Dei o que pude. Dei o bem querer todos os dias. Às vezes no concreto, noutras no pensamento que eu jurava que chegaria lá. E, com tanto querer, é bem certo que chegou. Talvez ele nem tenha percebido. Dei do meu jeito, com minha intensidade. Dei até o que não podia, mas se meu coração já estava lá, que mais não poderia? E, como um kamikaze iniciante, não tracei uma rota segura, nem verifiquei a possibilidade de cortar por outros caminhos. Apenas fui. Em cada ida, em cada curva em que eu precisei frear bruscamente doíam meus músculos. Inclusive o involuntário pulsante. A cada vento forte eu perdia o pensamento, o eixo e buscava o manual de pilotagem, mas não dava em nada. Eu nem conseguia ler. 

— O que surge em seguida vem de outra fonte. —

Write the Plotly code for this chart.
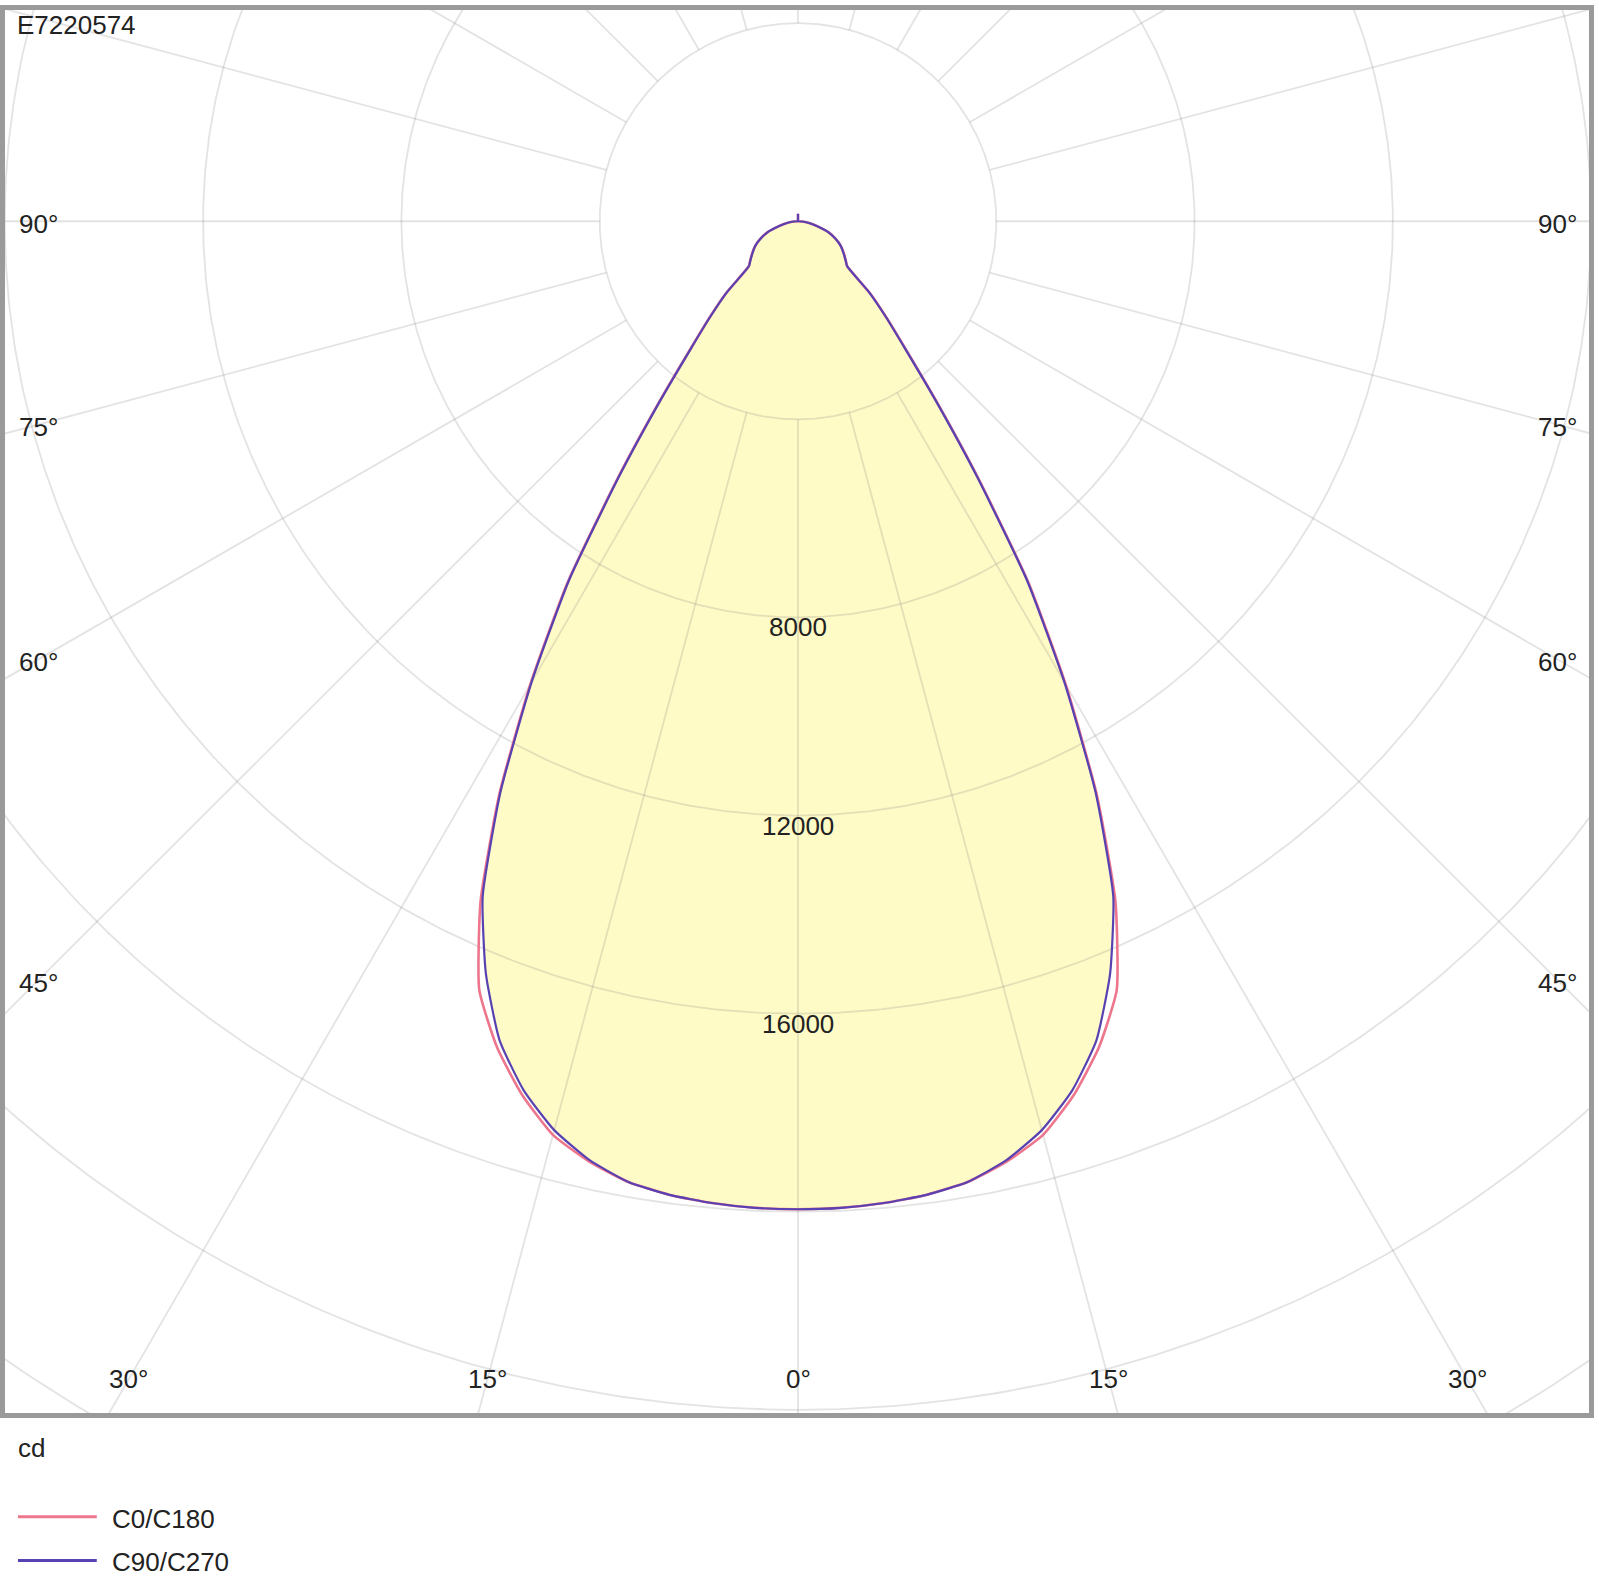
import numpy as np
import plotly.graph_objects as go

# ---------------- data ----------------
title_text = "E7220574"
unit_text = "cd"
series_names = ["C0/C180", "C90/C270"]

gamma_deg = [0, 2.5, 5, 7.5, 10, 12.5, 15, 17.5, 20, 22.5, 25, 27.5, 30, 32.5, 35,
             37.5, 40, 42.5, 45, 47.5, 50, 55, 60, 65, 70, 75, 80, 85, 90, 95,
             100, 110, 120, 130, 140, 150, 160, 170, 175, 180]
i_c0_c180 = [19950, 19940, 19900, 19830, 19700, 19450, 19100, 18500, 17750, 16800,
             15150, 13050, 10800, 8650, 6350, 4600, 3400, 2650, 2050, 1350,
             1266, 1130, 1000, 840, 660, 420, 260, 120, 20, 0,
             0, 0, 0, 0, 0, 0, 0, 0, 0, 150]
i_c90_c270 = [19950, 19940, 19900, 19830, 19700, 19420, 19000, 18400, 17600, 16450,
              15050, 13000, 10750, 8600, 6300, 4560, 3370, 2630, 2030, 1340,
              1260, 1120, 995, 835, 655, 415, 255, 118, 20, 0,
              0, 0, 0, 0, 0, 0, 0, 0, 0, 150]

ring_values = [4000, 8000, 12000, 16000, 20000, 24000, 28000, 32000]
ring_label_values = [8000, 12000, 16000]
angle_label_values = [0, 15, 30, 45, 60, 75, 90]
radial_angles = list(range(0, 360, 15))

# ---------------- geometry / style ----------------
W, H = 1599, 1582
ML, MR, MT, MB = 5, 6, 5, 169
PW = W - ML - MR
PH = H - MT - MB
S = 0.0497          # pixels per cd
CX, CY = 795, 212   # pole position inside plot area (px)
x_range = [-CX / S, (PW - CX) / S]
y_range = [-(PH - CY) / S, CY / S]

RED = "rgb(238,118,140)"
BLUE = "rgb(88,66,178)"
FILL = "rgb(255,251,198)"
GRID = "rgba(140,140,140,0.24)"
TXT = "#222222"
FONT = "Liberation Sans"
FS = 26


def closed_curve(g, vals):
    g = np.radians(np.asarray(g, dtype=float))
    v = np.asarray(vals, dtype=float)
    xl = -(v * np.sin(g))[::-1]
    yl = -(v * np.cos(g))[::-1]
    xr = v * np.sin(g)
    yr = -v * np.cos(g)
    return np.concatenate([xl, xr[1:]]), np.concatenate([yl, yr[1:]])


fig = go.Figure()

# yellow fill
fx, fy = closed_curve(gamma_deg, i_c90_c270)
fig.add_trace(go.Scatter(x=fx, y=fy, mode="lines", fill="toself", fillcolor=FILL,
                         line=dict(width=0, color=FILL, shape="spline", smoothing=0.5),
                         hoverinfo="skip", showlegend=False))

# grid rings
t = np.linspace(0, 2 * np.pi, 721)
gx, gy = [], []
for rv in ring_values:
    gx += list(rv * np.sin(t)) + [None]
    gy += list(-rv * np.cos(t)) + [None]
# radial lines (from the first ring outwards)
for a in radial_angles:
    ar = np.radians(a)
    gx += [ring_values[0] * np.sin(ar), 60000 * np.sin(ar), None]
    gy += [-ring_values[0] * np.cos(ar), -60000 * np.cos(ar), None]
fig.add_trace(go.Scatter(x=gx, y=gy, mode="lines", line=dict(color=GRID, width=1.8),
                         hoverinfo="skip", showlegend=False))

# curves
rx, ry = closed_curve(gamma_deg, i_c0_c180)
fig.add_trace(go.Scatter(x=rx, y=ry, mode="lines", name=series_names[0],
                         line=dict(color=RED, width=2.6, shape="spline", smoothing=0.5),
                         showlegend=False))
bx, by = closed_curve(gamma_deg, i_c90_c270)
fig.add_trace(go.Scatter(x=bx, y=by, mode="lines", name=series_names[1],
                         line=dict(color=BLUE, width=2.2, shape="spline", smoothing=0.5),
                         showlegend=False))

annotations = []
# ring labels
for v in ring_label_values:
    annotations.append(dict(x=0, y=-v, xref="x", yref="y", text=str(v), showarrow=False,
                            xanchor="center", yanchor="middle", yshift=-10,
                            font=dict(family=FONT, size=FS, color=TXT)))

# angle labels placed where each radial line meets an inset frame
inset_x = 32 / S
inset_y = 34 / S
x_edge = x_range[1] - inset_x
y_edge = y_range[0] + inset_y
for a in angle_label_values:
    ar = np.radians(a)
    for side in ([1] if a == 0 else [-1, 1]):
        dx, dy = side * np.sin(ar), -np.cos(ar)
        cands = []
        if abs(dx) > 1e-9:
            cands.append((x_edge / abs(dx), "side"))
        if dy < -1e-9:
            cands.append((y_edge / dy, "bottom"))
        tt, kind = min(cands, key=lambda c: c[0])
        annotations.append(dict(x=tt * dx, y=tt * dy, xref="x", yref="y", text=f"{a}°",
                                showarrow=False, xanchor="center", yanchor="middle",
                                yshift=-3 if kind == "side" else 0,
                                font=dict(family=FONT, size=FS, color=TXT)))


def px_to_paper(px, py):
    return (px - ML) / PW, (MT + PH - py) / PH


# title
tx, ty = px_to_paper(15, 20)
annotations.append(dict(x=tx, y=ty, xref="paper", yref="paper", text=title_text,
                        showarrow=False, xanchor="left", yanchor="middle",
                        font=dict(family=FONT, size=FS, color=TXT)))
# unit
ux, uy = px_to_paper(16, 1448)
annotations.append(dict(x=ux, y=uy, xref="paper", yref="paper", text=unit_text,
                        showarrow=False, xanchor="left", yanchor="middle",
                        font=dict(family=FONT, size=FS, color=TXT)))

# legend (drawn manually)
shapes = []
legend_rows = [(series_names[0], RED, 1517), (series_names[1], BLUE, 1561)]
for name, col, py in legend_rows:
    x0, y0 = px_to_paper(18, py)
    x1, _ = px_to_paper(97, py)
    shapes.append(dict(type="line", xref="paper", yref="paper", x0=x0, x1=x1, y0=y0, y1=y0,
                       line=dict(color=col, width=3)))
    lx, ly = px_to_paper(110, py + 2)
    annotations.append(dict(x=lx, y=ly, xref="paper", yref="paper", text=name,
                            showarrow=False, xanchor="left", yanchor="middle",
                            font=dict(family=FONT, size=FS, color=TXT)))

axis_common = dict(showgrid=False, zeroline=False, showticklabels=False, ticks="",
                   showline=True, mirror=True, linecolor="#9a9a9a", linewidth=5,
                   fixedrange=True)
fig.update_layout(
    width=W, height=H,
    margin=dict(l=ML, r=MR, t=MT, b=MB, pad=0),
    paper_bgcolor="white", plot_bgcolor="white",
    xaxis=dict(range=x_range, **axis_common),
    yaxis=dict(range=y_range, **axis_common),
    annotations=annotations, shapes=shapes,
    showlegend=False,
)
fig.write_html("out.html", config={"displayModeBar": False},
               post_script="document.body.style.margin='0';document.body.style.overflow='hidden';")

Por ironia do destino, foi Gal que tocou quando eu precisei fazer um pouso forçado. "  Foi um movimento que aí você não pode mais gostar de mim direito. " Não dava mais para ir além. Eu não tinha talento para kamikaze. Ele não estaria no alvo quando eu chegasse. Eu já estava pairando no nada sem ter percebido. Não foi ele, mas sim eu, que não tive mais pique e decidi não mais ficar. Não havia mais o jeito, o momento. Dei dois passos para trás. Porque eu ainda prefiro acreditar no disco voador e no que o escuro do futuro pode nos dar. Talvez, um pequeno momento puro de amor. Ou não. Ou ele já passou. 
Certo mesmo é que deve haver uma transa qualquer pra ele e pra mim. Quiçá até entre nós. E,mais ainda, certo é que há sempre um homem para uma mulher. "Há dez mulheres para cada homem" e aí ele até sai na vantagem, mas fazer o quê? "Uma mulher é sempre uma mulher". Eu aceito a condição de ser o lado sentimental vermelho rubro que vez por outra decide ser kamikaze, mesmo sem ter talento. Não faz mal. Eu sou assim e não quero mudar.
Não há o que ser cortado, esquecido, mal dito. Não tem rancor, nem desamor. Ele despertou em mim um sentimento lindo e forte que eu não esperava sentir tão cedo-  e que  não pertence a ele e sim, a mim. É minha a paixão. É meu o bem querer. " É tão difícil, tão simples, tão raro, de repente ser uma coisa tão grande, da maior importância." E ele foi.  Isso basta.